In the presence of DNS64+NAT64, most of the applications that wouldn't work in my IPv6-only test setup will work fine because it ensures that IPv6 software can reach IPv4 servers.

So 464XLAT and DNS64+NAT64 achieve the same result, but there is a fundamental difference: 464XLAT also works for applications that only support IPv4, while DNS64+NAT64 expects applications to talk IPv6 to the network. So applications that work over DNS64+NAT64 are ready for the IPv4 to be turned off at some point, while 464XLAT kicks that particular can down the road.
To allow iOS developers to test whether their applications work through NAT64, Apple has included a DNS64+NAT64 implementation in the seeds of OS X 10.11, which can be enabled by first option-clicking the Share pane in the System Preferences and then option-clicking the Internet Sharing service. After that, a "Create NAT64 Network" option appears.

The main reasons why applications only work over IPv4 are the use of the ancient Unix get host byname() family of system calls and "pre-flight checks" that try to determine whether the system has a connection to the Internet by looking for an IPv4 address or if address 0.0.0.0 can be reached. These issues are usually easy enough to fix—70 percent of current iOS apps already work over IPv6 today.

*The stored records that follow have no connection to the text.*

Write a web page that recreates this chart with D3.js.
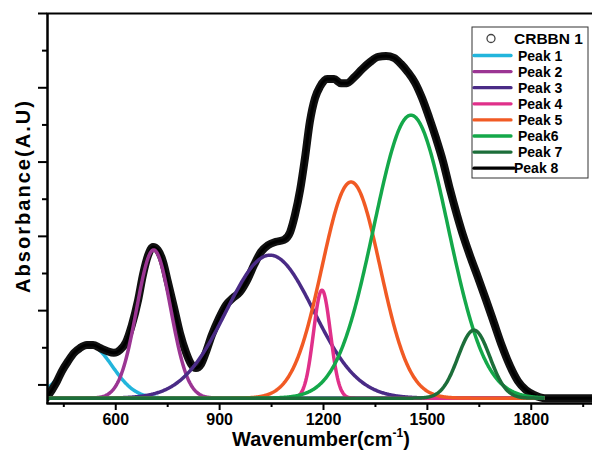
<!DOCTYPE html>
<html><head><meta charset="utf-8">
<script src="https://cdn.jsdelivr.net/npm/d3@7"></script>
<style>body{margin:0;background:#fff;} svg{display:block;font-family:Arial,"Liberation Sans",sans-serif;}</style>
</head><body>
<svg id="c" width="592" height="450"></svg>
<script>
// ---- data ----
const wavenumber = [403,417,432,446,464,481,498,518,536,556,576,596,614,631,648,666,680,695,709,723,738,752,770,787,804,819,833,848,862,879,900,920,940,960,981,1001,1021,1041,1064,1087,1105,1119,1134,1148,1162,1177,1191,1212,1232,1252,1269,1290,1313,1336,1359,1382,1405,1425,1445,1466,1486,1506,1526,1547,1567,1587,1607,1627,1648,1671,1694,1717,1740,1763,1786,1809,1841,2000];
const absorbance = [-0.034,-0.015,0.009,0.036,0.063,0.085,0.098,0.106,0.106,0.098,0.090,0.085,0.093,0.114,0.160,0.227,0.295,0.348,0.370,0.362,0.330,0.276,0.206,0.138,0.087,0.055,0.044,0.055,0.087,0.133,0.179,0.214,0.233,0.249,0.281,0.322,0.357,0.375,0.384,0.389,0.410,0.456,0.524,0.610,0.707,0.771,0.801,0.822,0.822,0.811,0.811,0.827,0.849,0.868,0.882,0.884,0.879,0.863,0.841,0.812,0.771,0.720,0.664,0.599,0.524,0.456,0.394,0.340,0.287,0.227,0.165,0.103,0.050,0.009,-0.015,-0.028,-0.037,-0.037];
const seriesName = "CRBBN 1";
const peakNames   = ["Peak 1","Peak 2","Peak 3","Peak 4","Peak 5","Peak6","Peak 7"];
const peakCenters = [525, 711, 1047, 1197, 1281, 1454, 1636];
const peakHeights = [0.143, 0.399, 0.385, 0.291, 0.582, 0.762, 0.183];
const peakSigmas  = [66, 49, 127, 24.5, 84, 107, 46];
const fitName = "Peak 8";
const baseline = -0.037;
const fitRange = [400, 1840];
const xMajorTicks = [600, 900, 1200, 1500, 1800];
const xMinorTicks = [450, 750, 1050, 1350, 1650, 1950];
const yMajorTicks = [0, 0.2, 0.4, 0.6, 0.8, 1.0];
const yMinorTicks = [0.1, 0.3, 0.5, 0.7, 0.9];

// ---- styles ----
const peakColors = ["#22b5dc","#9b3593","#4a2b86","#e0308a","#f15a24","#14a84a","#1c6e3a"];
const FONT = 'Arial,"Liberation Sans",sans-serif';

const svg = d3.select("#c");
const x = d3.scaleLinear().domain([400, 2000]).range([46, 600]);
const y = d3.scaleLinear().domain([-0.05, 1.0]).range([403, 13]);

svg.append("defs").append("clipPath").attr("id","clip")
  .append("rect").attr("x",47).attr("y",13).attr("width",560).attr("height",390);

const plot = svg.append("g").attr("clip-path","url(#clip)");

const grid = d3.range(fitRange[0], fitRange[1]+0.1, 2);
const peakLine = d3.line().x(d=>x(d[0])).y(d=>y(d[1]));
function drawPeak(i){
  const c = peakCenters[i];
  const pts = grid.map(w=>[w, baseline + peakHeights[i]*Math.exp(-((w-c)**2)/(2*peakSigmas[i]**2))]);
  plot.append("path").datum(pts).attr("d", peakLine)
    .attr("fill","none").attr("stroke",peakColors[i]).attr("stroke-width",3.5)
    .attr("stroke-linejoin","round");
}

// first component sits beneath the data band
drawPeak(0);

// data band (dense open circles look like a thick band)
const dataPts = wavenumber.map((w,i)=>[w, absorbance[i]]);
const line = d3.line().x(d=>x(d[0])).y(d=>y(d[1])).curve(d3.curveMonotoneX);
plot.append("path").datum(dataPts).attr("d",line)
  .attr("fill","none").attr("stroke","#111").attr("stroke-width",8)
  .attr("stroke-linejoin","round").attr("stroke-linecap","round");
plot.append("path").datum(dataPts).attr("d",line)
  .attr("fill","none").attr("stroke","#8a8a8a").attr("stroke-width",1)
  .attr("stroke-dasharray","1 3").attr("opacity",0.45);
// fit (Peak 8)
plot.append("path").datum(dataPts).attr("d",line)
  .attr("fill","none").attr("stroke","#000").attr("stroke-width",3);

// remaining fitted gaussian components
for (let i = 1; i < peakCenters.length; i++) drawPeak(i);

// axes
function styleAxis(g){
  g.selectAll(".domain").attr("stroke","#000").attr("stroke-width",2);
  g.selectAll(".tick line").attr("stroke","#000").attr("stroke-width",2);
  g.selectAll("text").attr("font-family",FONT).attr("font-weight","bold")
   .attr("font-size","16px").attr("fill","#000");
}
const xAxis = svg.append("g").attr("transform","translate(0,403)")
  .call(d3.axisBottom(x).tickValues(xMajorTicks).tickSize(7).tickSizeOuter(0).tickPadding(4).tickFormat(d3.format("d")));
styleAxis(xAxis);
const xMinor = svg.append("g").attr("transform","translate(0,403)")
  .call(d3.axisBottom(x).tickValues(xMinorTicks).tickSize(4).tickSizeOuter(0).tickFormat(""));
styleAxis(xMinor);
const xTop = svg.append("g").attr("transform","translate(0,13)")
  .call(d3.axisTop(x).tickValues([]).tickSizeOuter(0));
styleAxis(xTop);

const yAxis = svg.append("g").attr("transform","translate(47,0)")
  .call(d3.axisLeft(y).tickValues(yMajorTicks).tickSize(9).tickSizeOuter(0).tickFormat(""));
styleAxis(yAxis);
const yMinor = svg.append("g").attr("transform","translate(47,0)")
  .call(d3.axisLeft(y).tickValues(yMinorTicks).tickSize(5).tickSizeOuter(0).tickFormat(""));
styleAxis(yMinor);

// axis titles
const xt = svg.append("text").attr("x",321).attr("y",446).attr("text-anchor","middle")
  .attr("font-family",FONT).attr("font-weight","bold").attr("font-size","20px");
xt.append("tspan").text("Wavenumber(cm");
xt.append("tspan").attr("font-size","12px").attr("dy",-9).text("-1");
xt.append("tspan").attr("font-size","20px").attr("dy",9).text(")");

svg.append("text").attr("transform","translate(30,197) rotate(-90)")
  .attr("text-anchor","middle").attr("font-family",FONT).attr("font-weight","bold")
  .attr("font-size","20px").attr("textLength",192).attr("lengthAdjust","spacing")
  .text("Absorbance(A.U)");

// legend
const lg = svg.append("g");
lg.append("rect").attr("x",472).attr("y",27).attr("width",116).attr("height",151)
  .attr("fill","#fff").attr("stroke","#333").attr("stroke-width",1);
lg.append("circle").attr("cx",491).attr("cy",38.5).attr("r",4)
  .attr("fill","none").attr("stroke","#444").attr("stroke-width",1.3);
lg.append("text").attr("x",514).attr("y",44).attr("font-family",FONT).attr("font-weight","bold")
  .attr("font-size","15.5px").text(seriesName);
const legendItems = peakNames.map((n,i)=>({name:n,color:peakColors[i]})).concat([{name:fitName,color:"#000"}]);
legendItems.forEach((d,i)=>{
  const cy = 55.5 + i*16.1;
  const last = i === legendItems.length-1;
  lg.append("line").attr("x1",474).attr("x2", last?514:511).attr("y1",cy).attr("y2",cy)
    .attr("stroke",d.color).attr("stroke-width",3.3).attr("stroke-linecap","round");
  lg.append("text").attr("x", last?514:518).attr("y",cy+5).attr("font-family",FONT)
    .attr("font-weight","bold").attr("font-size","14px").text(d.name);
});
</script>
</body></html>
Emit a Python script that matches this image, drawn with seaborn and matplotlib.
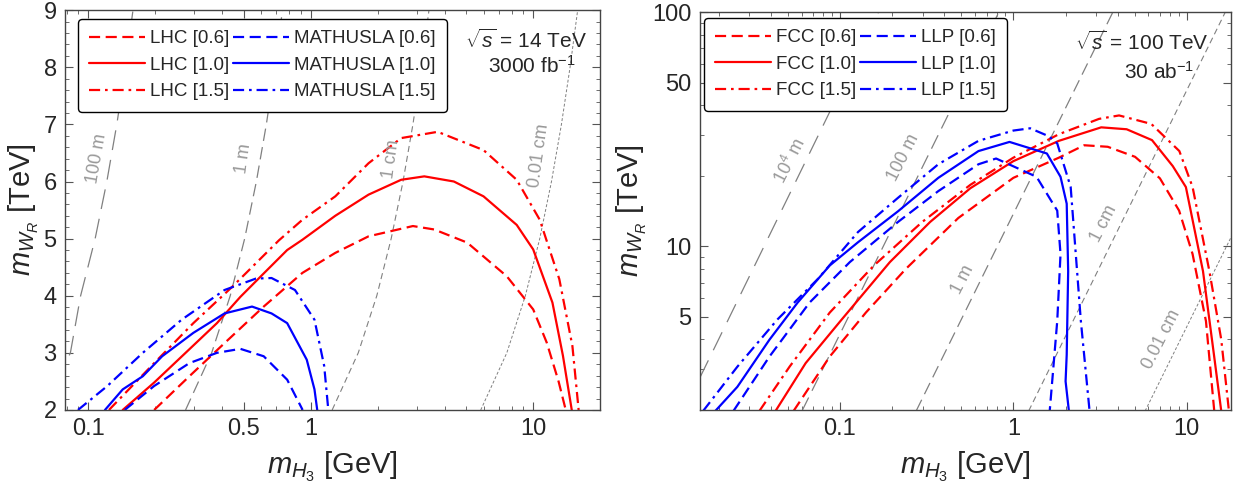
import matplotlib
matplotlib.use("Agg")
import matplotlib.pyplot as plt
import seaborn as sns
from matplotlib.ticker import FixedLocator, NullFormatter, FixedFormatter

# ---------------- data ----------------
# left panel: LHC / MATHUSLA, sqrt(s)=14 TeV (x: m_H3 in GeV, y: m_WR in TeV)
lhc06_x = [0.198, 0.285, 0.41, 0.615, 0.918, 1.29, 1.82, 2.88, 3.59, 5.05, 7.61, 10.0, 11.5, 13.0, 14.0]
lhc06_y = [2.0, 2.59, 3.17, 3.81, 4.40, 4.75, 5.04, 5.22, 5.16, 4.93, 4.34, 3.76, 3.18, 2.5, 2.0]
lhc10_x = [0.143, 0.198, 0.274, 0.379, 0.483, 0.615, 0.784, 0.918, 1.29, 1.82, 2.55, 3.24, 4.40, 5.98,
           8.43, 10.0, 12.2, 13.6, 14.9]
lhc10_y = [2.0, 2.48, 3.0, 3.52, 3.98, 4.39, 4.80, 4.98, 5.40, 5.77, 6.03, 6.09, 6.0, 5.74,
           5.24, 4.81, 3.88, 2.95, 2.0]
lhc15_x = [0.124, 0.198, 0.297, 0.445, 0.72, 0.918, 1.29, 1.82, 2.55, 3.72, 5.98, 8.43, 10.7, 13.1, 15.0, 16.0]
lhc15_y = [2.0, 2.82, 3.52, 4.16, 4.97, 5.33, 5.74, 6.32, 6.76, 6.87, 6.55, 6.03, 5.33, 4.29, 3.12, 2.0]

mat06_x = [0.146, 0.198, 0.285, 0.379, 0.483, 0.615, 0.784, 0.92]
mat06_y = [2.0, 2.42, 2.82, 3.0, 3.07, 2.94, 2.53, 2.0]
mat10_x = [0.119, 0.143, 0.176, 0.215, 0.297, 0.41, 0.545, 0.667, 0.784, 0.96, 1.04, 1.07]
mat10_y = [2.0, 2.36, 2.59, 2.94, 3.35, 3.69, 3.81, 3.69, 3.52, 2.88, 2.36, 2.0]
mat15_x = [0.090, 0.122, 0.176, 0.263, 0.41, 0.567, 0.667, 0.85, 1.04, 1.15, 1.2]
mat15_y = [2.0, 2.42, 3.0, 3.58, 4.10, 4.30, 4.31, 4.10, 3.58, 2.77, 2.0]

# decay-length guide curves, left panel
guide_y = [2, 3, 4, 5, 6, 7, 8, 9]
g100m_x = [0.0635, 0.0832, 0.0925, 0.1075, 0.1213, 0.1345, 0.147, 0.159]
g1m_x = [0.274, 0.359, 0.435, 0.505, 0.570, 0.632, 0.690, 0.747]
g1cm_x = [1.249, 1.636, 1.982, 2.30, 2.60, 2.88, 3.15, 3.40]
g001cm_x = [5.81, 7.61, 9.22, 10.70, 12.08, 13.39, 14.64, 15.84]

# right panel: FCC / LLP, sqrt(s)=100 TeV
fcc06_x = [0.054, 0.0873, 0.141, 0.240, 0.481, 1.0, 1.83, 2.56, 3.5, 5.03, 7.0, 9.03, 10.8, 12.9, 14.4]
fcc06_y = [1.98, 3.38, 5.21, 8.01, 13.2, 19.6, 23.9, 27.0, 26.6, 24.1, 19.5, 14.2, 9.26, 4.79, 1.98]
fcc10_x = [0.0425, 0.0634, 0.1024, 0.194, 0.331, 0.565, 1.0, 1.83, 3.21, 4.5, 6.30, 8.3, 9.88, 12.4, 14.3, 15.8]
fcc10_y = [1.98, 3.17, 4.87, 8.56, 12.7, 17.7, 23.1, 28.2, 32.2, 31.6, 28.4, 22.0, 17.9, 7.83, 3.5, 1.98]
fcc15_x = [0.0343, 0.0512, 0.0873, 0.157, 0.298, 0.565, 1.0, 1.83, 3.12, 4.07, 6.24, 9.06, 10.8, 13.5, 15.8, 17.5]
fcc15_y = [1.98, 3.06, 5.21, 8.28, 12.7, 18.3, 23.9, 30.1, 35.0, 36.2, 33.3, 25.5, 17.9, 7.83, 4.0, 1.98]

llp06_x = [0.0243, 0.0392, 0.0668, 0.114, 0.216, 0.369, 0.629, 0.795, 1.36, 1.79, 1.87, 1.79, 1.62]
llp06_y = [1.98, 3.38, 5.75, 8.56, 12.7, 17.2, 22.4, 23.7, 19.8, 14.2, 9.26, 4.79, 1.98]
llp10_x = [0.0191, 0.0256, 0.0392, 0.0570, 0.0873, 0.127, 0.216, 0.369, 0.629, 0.95, 1.56, 1.87,
           2.03, 2.07, 2.03, 2.0, 2.09]
llp10_y = [1.98, 2.51, 3.99, 5.75, 8.28, 10.4, 14.1, 19.6, 25.5, 27.9, 24.9, 19.8,
           15.2, 7.83, 3.44, 2.65, 1.98]
llp15_x = [0.01625, 0.0256, 0.0436, 0.0744, 0.127, 0.216, 0.369, 0.629, 1.0, 1.25, 1.60, 1.79,
           2.14, 2.29, 2.45, 2.75]
llp15_y = [1.98, 3.06, 4.87, 7.24, 11.5, 16.1, 22.4, 28.2, 31.2, 31.9, 29.5, 27.5,
           17.9, 9.26, 4.79, 1.98]

# decay-length guide lines, right panel (end points)
r104m_x, r104m_y = [0.0155, 0.166], [2.73, 99.3]
r100m_x, r100m_y = [0.0604, 0.821], [1.98, 99.3]
r1m_x, r1m_y = [0.275, 3.73], [1.98, 99.3]
r1cm_x, r1cm_y = [1.225, 16.6], [1.98, 99.3]
r001cm_x, r001cm_y = [5.75, 20.0], [1.98, 12.8]

left_labels = ['LHC [0.6]', 'LHC [1.0]', 'LHC [1.5]', 'MATHUSLA [0.6]', 'MATHUSLA [1.0]', 'MATHUSLA [1.5]']
right_labels = ['FCC [0.6]', 'FCC [1.0]', 'FCC [1.5]', 'LLP [0.6]', 'LLP [1.0]', 'LLP [1.5]']

# ---------------- style ----------------
sns.set_style("ticks")
plt.rcParams['font.family'] = ['Liberation Sans', 'DejaVu Sans']
plt.rcParams['mathtext.fontset'] = 'custom'
plt.rcParams['mathtext.rm'] = 'Liberation Sans'
plt.rcParams['mathtext.it'] = 'Liberation Sans:italic'
plt.rcParams['mathtext.bf'] = 'Liberation Sans:bold'

RED = '#ff0000'
BLUE = '#0000ff'
GRAY = '#808080'
DASH = (0, (5, 2.5))
DASHDOT = (0, (5, 2.2, 1.2, 2.2))
styles = [DASH, '-', DASHDOT]

fig = plt.figure(figsize=(12.36, 4.84), dpi=100)
ax1 = fig.add_axes([0.0526, 0.153, 0.433, 0.826])
ax2 = fig.add_axes([0.566, 0.153, 0.430, 0.822])


def curve(ax, x, y, color, ls, lw=1.6):
    sns.lineplot(x=x, y=y, ax=ax, sort=False, estimator=None, color=color,
                 linestyle=ls, lw=lw)
    return ax.lines[-1]


def frame(ax):
    for sp in ax.spines.values():
        sp.set_color('#444444')
        sp.set_linewidth(1.0)
    ax.tick_params(which='both', direction='in', top=True, right=True, color='#555555')
    ax.tick_params(which='major', length=6, width=0.8, labelsize=17, pad=6)
    ax.tick_params(which='minor', length=3, width=0.6)


# ---------------- left panel ----------------
gl = [(g100m_x, (0, (16, 8)), 0.9), (g1m_x, (0, (10, 5)), 0.9),
      (g1cm_x, (0, (5.5, 3.5)), 0.8), (g001cm_x, (0, (3, 2)), 0.7)]
for gx, ls, lw in gl:
    sns.lineplot(x=gx, y=guide_y, ax=ax1, sort=False, estimator=None, color=GRAY, linestyle=ls, lw=lw)

h1 = []
for (x, y), ls in zip([(lhc06_x, lhc06_y), (lhc10_x, lhc10_y), (lhc15_x, lhc15_y)], styles):
    h1.append(curve(ax1, x, y, RED, ls))
for (x, y), ls in zip([(mat06_x, mat06_y), (mat10_x, mat10_y), (mat15_x, mat15_y)], styles):
    h1.append(curve(ax1, x, y, BLUE, ls))

ax1.set_xscale('log')
ax1.set_xlim(0.0787, 20)
ax1.set_ylim(2, 9)
ax1.xaxis.set_major_locator(FixedLocator([0.1, 0.5, 1, 10]))
ax1.xaxis.set_major_formatter(FixedFormatter(['0.1', '0.5', '1', '10']))
ax1.xaxis.set_minor_locator(FixedLocator([0.08, 0.09, 0.2, 0.3, 0.4, 0.6, 0.7, 0.8, 0.9,
                                          2, 3, 4, 5, 6, 7, 8, 9, 20]))
ax1.xaxis.set_minor_formatter(NullFormatter())
ax1.yaxis.set_major_locator(FixedLocator([2, 3, 4, 5, 6, 7, 8, 9]))
ax1.yaxis.set_minor_locator(FixedLocator([2 + 0.2 * i for i in range(36)]))
frame(ax1)
ax1.set_xlabel('$m_{H_3}$ [GeV]', fontsize=21, labelpad=7)
ax1.set_ylabel('$m_{W_R}$ [TeV]', fontsize=21, labelpad=2)

for txt, x, y, rot in [('100 m', 0.110, 6.4, 80), ('1 m', 0.50, 6.4, 82),
                       ('1 cm', 2.29, 6.4, 82), ('0.01 cm', 10.6, 6.45, 82)]:
    ax1.text(x, y, txt, rotation=rot, color='#999999', fontsize=13, ha='center', va='center')

leg1 = ax1.legend(h1, left_labels, ncol=2, loc='upper left', bbox_to_anchor=(0.024, 0.978),
                  fontsize=13.5, handlelength=3.0, handletextpad=0.25, columnspacing=0.2,
                  labelspacing=0.5, borderpad=0.6, borderaxespad=0, fancybox=True,
                  framealpha=1, edgecolor='black')
leg1.get_frame().set_linewidth(1.0)
ax1.text(0.862, 0.925, r'$\sqrt{s}$ = 14 TeV', transform=ax1.transAxes, ha='center', va='center', fontsize=15)
ax1.text(0.873, 0.860, r'3000 fb$^{-1}$', transform=ax1.transAxes, ha='center', va='center', fontsize=15)

# ---------------- right panel ----------------
gr = [(r104m_x, r104m_y, (0, (16, 9)), 0.9), (r100m_x, r100m_y, (0, (12, 6)), 0.9),
      (r1m_x, r1m_y, (0, (10, 5)), 0.9), (r1cm_x, r1cm_y, (0, (5.5, 3.5)), 0.8),
      (r001cm_x, r001cm_y, (0, (3, 2)), 0.7)]
for gx, gy, ls, lw in gr:
    sns.lineplot(x=gx, y=gy, ax=ax2, sort=False, estimator=None, color=GRAY, linestyle=ls, lw=lw)

h2 = []
for (x, y), ls in zip([(fcc06_x, fcc06_y), (fcc10_x, fcc10_y), (fcc15_x, fcc15_y)], styles):
    h2.append(curve(ax2, x, y, RED, ls))
for (x, y), ls in zip([(llp06_x, llp06_y), (llp10_x, llp10_y), (llp15_x, llp15_y)], styles):
    h2.append(curve(ax2, x, y, BLUE, ls))

ax2.set_xscale('log')
ax2.set_yscale('log')
ax2.set_xlim(0.0155, 18)
ax2.set_ylim(2, 100)
ax2.xaxis.set_major_locator(FixedLocator([0.1, 1, 10]))
ax2.xaxis.set_major_formatter(FixedFormatter(['0.1', '1', '10']))
ax2.xaxis.set_minor_locator(FixedLocator([0.02, 0.03, 0.04, 0.05, 0.06, 0.07, 0.08, 0.09,
                                          0.2, 0.3, 0.4, 0.5, 0.6, 0.7, 0.8, 0.9,
                                          2, 3, 4, 5, 6, 7, 8, 9]))
ax2.xaxis.set_minor_formatter(NullFormatter())
ax2.yaxis.set_major_locator(FixedLocator([5, 10, 50, 100]))
ax2.yaxis.set_major_formatter(FixedFormatter(['5', '10', '50', '100']))
ax2.yaxis.set_minor_locator(FixedLocator([2, 3, 4, 6, 7, 8, 9, 20, 30, 40, 60, 70, 80, 90]))
ax2.yaxis.set_minor_formatter(NullFormatter())
frame(ax2)
ax2.set_xlabel('$m_{H_3}$ [GeV]', fontsize=21, labelpad=7)
ax2.set_ylabel('$m_{W_R}$ [TeV]', fontsize=21, labelpad=2)

for txt, x, y in [('$10^4$ m', 0.0512, 23.1), ('100 m', 0.231, 23.9), ('1 m', 0.513, 7.24),
                  ('1 cm', 3.32, 12.5), ('0.01 cm', 7.13, 3.99)]:
    ax2.text(x, y, txt, rotation=63, color='#999999', fontsize=13, ha='center', va='center')

leg2 = ax2.legend(h2, right_labels, ncol=2, loc='upper left', bbox_to_anchor=(0.008, 0.985),
                  fontsize=13.5, handlelength=3.0, handletextpad=0.25, columnspacing=0.2,
                  labelspacing=0.5, borderpad=0.6, borderaxespad=0, fancybox=True,
                  framealpha=1, edgecolor='black')
leg2.get_frame().set_linewidth(1.0)
ax2.text(0.832, 0.925, r'$\sqrt{s}$ = 100 TeV', transform=ax2.transAxes, ha='center', va='center', fontsize=15)
ax2.text(0.865, 0.850, r'30 ab$^{-1}$', transform=ax2.transAxes, ha='center', va='center', fontsize=15)

fig.savefig('out.png', dpi=100)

Things only get complex for applications that need to interact with the network on a lower level, such as VoIP applications like Skype. Such apps need to figure out how to connect two client devices that are probably behind NATs and firewalls—more challenging than simply looking up a server address.
iOS developers should definitely check out the presentation, and it's highly recommended for non-developers with an interest in networking, too, with Stuart Cheshire explaining how to remove network performance bottlenecks that aren't caused by a lack of raw bandwidth. This includes whyCoDel is the bee's knees and that Apple is enabling Explicit Congestion Notification (ECN) in iOS 9 and OS X 10.11.